No, I don’t transpose those. I just did quick and dirty mod to Your function and now it’ll give same ImmutableId as Power Shell script. It reverses time fields in uuid_string and concat them to new ms_uuid_string which it converts to ImmutableId.

def uuid_to_immutableid(uuid_string: str) -> str:
# split uuid_string to its parts
parts = uuid_string.split(’-’)
# time_low
time_low = parts[0][6:] + parts[0][4:-2] + parts[0][2:-4] + parts[0][:2]
# time_mid
time_mid = parts[1][2:] + parts[1][0:2]
# time_hi_and_version
time_hi_and_version = parts[2][2:] + parts[2][0:2]

# concat ms_uuid_string
ms_uuid_string = time_low +"-"+ time_mid +"-"+ time_hi_and_version +"-"+ parts[3] +"-"+ parts[4]

# convert ms_uuid_strin to UUID and encode it to b64
return b64encode(UUID(ms_uuid_string).bytes).decode('ascii')

Assuming you did transpose two digits, here is Python code that encodes the time fields as little-endian bytes:

import struct
from base64 import b64decode, b64encode
from uuid import UUID

# Microsoft encodes the fields of a GUID to little-endian bytes, with the node
# encoded as an array of 6 char.
# see https://docs.microsoft.com/en-us/dotnet/api/system.guid.tobytearray
# and https://docs.microsoft.com/en-us/dotnet/api/system.guid.-ctor
# This struct handles all but the node field.
_time_clock_fields = struct.Struct('<IHHBB')

def guid_to_immutableid(uuid_string: str) -> str:
    guid = UUID(uuid_string)
    time_clock_val = _time_clock_fields.pack(*guid.fields[:5])
    return b64encode(time_clock_val + guid.node.to_bytes(6, 'big')).decode('ascii')

def immutableid_to_guid(immutableid_string: str) -> str:
    bytes_val = b64decode(immutableid_string)
    time_fields = _time_fields.unpack_from(bytes_val)
    guid = UUID(fields=(*time_fields, int.from_bytes(bytes_val[-6:], 'big')))
    return str(guid)

Revisiting the PowerShell script I found earlier, which I thought was converting two different values, I can produce the same base64 value now and round-trip back to the same GUID:

>>> guid_to_immutableid('748b2d72-706b-42f8-8b25-82fd8733860f')
'ci2LdGtw+EKLJYL9hzOGDw=='
>>> immutableid_to_guid('ci2LdGtw+EKLJYL9hzOGDw==')
'748b2d72-706b-42f8-8b25-82fd8733860f'

If you didn’t then your code doesn’t produce the exact same output.
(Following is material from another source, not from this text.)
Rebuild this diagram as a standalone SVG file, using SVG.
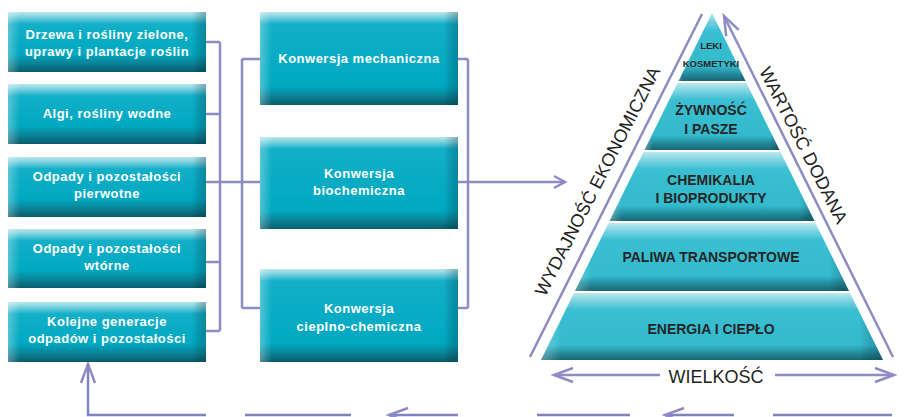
<svg xmlns="http://www.w3.org/2000/svg" width="907" height="417" viewBox="0 0 907 417">
<style>
.box{fill:url(#boxV60)}
.boxT{fill:url(#boxV93)}
.edge{fill:url(#boxH)}
.lt{font-family:"Liberation Sans",Arial,sans-serif;font-weight:bold;font-size:13px;fill:#ffffff;text-anchor:middle;letter-spacing:0.5px}
.pt{font-family:"Liberation Sans",Arial,sans-serif;font-weight:bold;font-size:14px;fill:#262626;text-anchor:middle}
.ps{font-family:"Liberation Sans",Arial,sans-serif;font-weight:bold;font-size:9.5px;fill:#262626;text-anchor:middle}
.ax{font-family:"Liberation Sans",Arial,sans-serif;font-size:18px;fill:#231f20;text-anchor:middle}
.band{fill:url(#bandV)}
.con{fill:none;stroke:#8e8cc4;stroke-width:2.5}
.bot{fill:none;stroke:#7f84bd;stroke-width:2.5}
</style>
<defs>
<linearGradient id="boxV60" x1="0" y1="0" x2="0" y2="1">
<stop offset="0" stop-color="#b8e7ef"/>
<stop offset="0.08" stop-color="#7fd3e0"/>
<stop offset="0.2" stop-color="#12afc8"/>
<stop offset="0.7" stop-color="#00a8c1"/>
<stop offset="0.85" stop-color="#0a8598"/>
<stop offset="1" stop-color="#075c6a"/>
</linearGradient>
<linearGradient id="boxV93" x1="0" y1="0" x2="0" y2="1">
<stop offset="0" stop-color="#b8e7ef"/>
<stop offset="0.05" stop-color="#7fd3e0"/>
<stop offset="0.13" stop-color="#12afc8"/>
<stop offset="0.8" stop-color="#00a8c1"/>
<stop offset="0.9" stop-color="#0a8598"/>
<stop offset="1" stop-color="#075c6a"/>
</linearGradient>
<linearGradient id="boxH" x1="0" y1="0" x2="1" y2="0">
<stop offset="0" stop-color="#ffffff" stop-opacity="0.3"/>
<stop offset="0.06" stop-color="#ffffff" stop-opacity="0"/>
<stop offset="0.93" stop-color="#000000" stop-opacity="0"/>
<stop offset="1" stop-color="#003040" stop-opacity="0.3"/>
</linearGradient>
<linearGradient id="bandV" x1="0" y1="0" x2="0" y2="1">
<stop offset="0" stop-color="#bde8ef"/>
<stop offset="0.1" stop-color="#86d6e2"/>
<stop offset="0.25" stop-color="#3bbfd2"/>
<stop offset="0.78" stop-color="#33bacd"/>
<stop offset="0.9" stop-color="#22899a"/>
<stop offset="1" stop-color="#176573"/>
</linearGradient>
<marker id="arL" viewBox="-22 -10 26 20" refX="0" refY="0" markerWidth="26" markerHeight="20" markerUnits="userSpaceOnUse" orient="auto-start-reverse">
<path d="M-19,-7 L0,0 L-19,7" fill="none" stroke="#8e8cc4" stroke-width="2.5" stroke-linejoin="miter"/>
</marker>
<marker id="arS" viewBox="-14 -8 17 16" refX="0" refY="0" markerWidth="17" markerHeight="16" markerUnits="userSpaceOnUse" orient="auto">
<path d="M-11,-6 L0,0 L-11,6" fill="none" stroke="#8e8cc4" stroke-width="2.5"/>
</marker>
</defs>

<g id="connectors">
<path class="con" d="M206,42 H220 M206,114 H220 M206,262 H220 M206,331 H220 M220,42 V331"/>
<path class="con" d="M206,182 H260 M242,59 V308 M242,59 H260 M242,308 H260"/>
<path class="con" d="M458,59 H468 M458,308 H468 M468,59 V308"/>
<path class="con" d="M458,182 H565" marker-end="url(#arS)"/>
<path class="con" d="M530,357 L702,14"/>
<path class="con" d="M893,357 L724,16" marker-end="url(#arL)"/>
<path class="con" d="M660,375 H554" marker-end="url(#arL)"/>
<path class="con" d="M775,375 H894" marker-end="url(#arL)"/>
<path class="bot" d="M206,415 H88 V364" marker-end="url(#arL)"/>
<path class="bot" d="M245,415 H351"/>
<path class="bot" d="M458,415 H389" marker-end="url(#arL)"/>
<path class="bot" d="M537,415 H630"/>
<path class="bot" d="M734,415 H665" marker-end="url(#arL)"/>
<path class="bot" d="M773,415 H892"/>
</g>

<g id="src1"><rect class="box" x="8" y="12" width="198" height="60"/><rect class="edge" x="8" y="12" width="198" height="60"/>
<text class="lt" x="107" y="39">Drzewa i rośliny zielone,</text><text class="lt" x="107" y="56">uprawy i plantacje roślin</text></g>
<g id="src2"><rect class="box" x="8" y="84" width="198" height="60"/><rect class="edge" x="8" y="84" width="198" height="60"/>
<text class="lt" x="107" y="118">Algi, rośliny wodne</text></g>
<g id="src3"><rect class="box" x="8" y="157" width="198" height="60"/><rect class="edge" x="8" y="157" width="198" height="60"/>
<text class="lt" x="107" y="181">Odpady i pozostałości</text><text class="lt" x="107" y="198">pierwotne</text></g>
<g id="src4"><rect class="box" x="8" y="229" width="198" height="59"/><rect class="edge" x="8" y="229" width="198" height="59"/>
<text class="lt" x="107" y="253">Odpady i pozostałości</text><text class="lt" x="107" y="270">wtórne</text></g>
<g id="src5"><rect class="box" x="8" y="302" width="198" height="60"/><rect class="edge" x="8" y="302" width="198" height="60"/>
<text class="lt" x="107" y="326">Kolejne generacje</text><text class="lt" x="107" y="343">odpadów i pozostałości</text></g>

<g id="conv1"><rect class="boxT" x="260" y="12" width="198" height="93"/><rect class="edge" x="260" y="12" width="198" height="93"/>
<text class="lt" x="359" y="63">Konwersja mechaniczna</text></g>
<g id="conv2"><rect class="boxT" x="260" y="137" width="198" height="92"/><rect class="edge" x="260" y="137" width="198" height="92"/>
<text class="lt" x="359" y="178">Konwersja</text><text class="lt" x="359" y="195">biochemiczna</text></g>
<g id="conv3"><rect class="boxT" x="260" y="269" width="198" height="93"/><rect class="edge" x="260" y="269" width="198" height="93"/>
<text class="lt" x="359" y="313">Konwersja</text><text class="lt" x="359" y="331">cieplno-chemiczna</text></g>

<g id="pyr1"><polygon class="band" points="712,13 745.5,81 678.5,81"/><polygon class="edge" points="712,13 745.5,81 678.5,81"/>
<text class="ps" x="711" y="49">LEKI</text><text class="ps" x="711" y="67">KOSMETYKI</text></g>
<g id="pyr2"><polygon class="band" points="677.5,83 746.5,83 779.5,150 644.5,150"/><polygon class="edge" points="677.5,83 746.5,83 779.5,150 644.5,150"/>
<text class="pt" x="711" y="115">ŻYWNOŚĆ</text><text class="pt" x="711" y="134">I PASZE</text></g>
<g id="pyr3"><polygon class="band" points="643.5,152 780.5,152 814.5,221 609.5,221"/><polygon class="edge" points="643.5,152 780.5,152 814.5,221 609.5,221"/>
<text class="pt" x="711" y="185">CHEMIKALIA</text><text class="pt" x="711" y="203">I BIOPRODUKTY</text></g>
<g id="pyr4"><polygon class="band" points="608.5,223 815.5,223 849,291 575,291"/><polygon class="edge" points="608.5,223 815.5,223 849,291 575,291"/>
<text class="pt" x="711" y="262">PALIWA TRANSPORTOWE</text></g>
<g id="pyr5"><polygon class="band" points="574,293 850,293 883,360 541,360"/><polygon class="edge" points="574,293 850,293 883,360 541,360"/>
<text class="pt" x="711" y="334">ENERGIA I CIEPŁO</text></g>

<g id="axes">
<text class="ax" transform="translate(603,184) rotate(-63)">WYDAJNOŚĆ EKONOMICZNA</text>
<text class="ax" transform="translate(798,148) rotate(63)">WARTOŚĆ DODANA</text>
<text class="ax" x="716" y="383">WIELKOŚĆ</text>
</g>
</svg>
You wrote:

but the base64 value would suggest you converted 7e26997b-09a9-4f6e-b406-7372e3a5c370, which differs in the second byte of the node value:

  • 73 27 e3 a5 c3 70 (your GUID)
  • 73 72 e3 a5 c3 70 (the encoded base64 value)

Everything suggests that 7e26997b-09a9-4f6e-b406-7327e3a5c370 would encode to e5kmfqkJbk+0BnMn46XDcA==:

  • e5kmfqkJbk+0BnNy46XDcA==
  • e5kmfqkJbk+0BnMn46XDcA==

And I just figured out we didn’t need to do any of this work. uuid.UUID() supports a bytes_le value:

from base64 import b64decode, b64encode
from uuid import UUID

def guid_to_immutableid(uuid_string: str) -> str:
    guid = UUID(uuid_string)
    return b64encode(guid.bytes_le).decode('ascii')

def immutableid_to_guid(immutableid_string: str) -> str:
    bytes_val = b64decode(immutableid_string)
    return str(UUID(bytes_le=bytes_val))

which produces the exact same output. :stuck_out_tongue:

From the UUID.bytes_le documentation:

The UUID as a 16-byte string (with time_low , time_mid , and time_hi_version in little-endian byte order).

That’s true. 7e26997b-09a9-4f6e-b406-7327e3a5c370 will turn to e5kmfqkJbk+0BnMn46XDcA==

Sorry about messing this. There was that typo in UUID string just as You said

That’s Great! I just started to digging into that struct stuff ( because I didn’t understand anything how it works) but now I can push understanding of it to the future.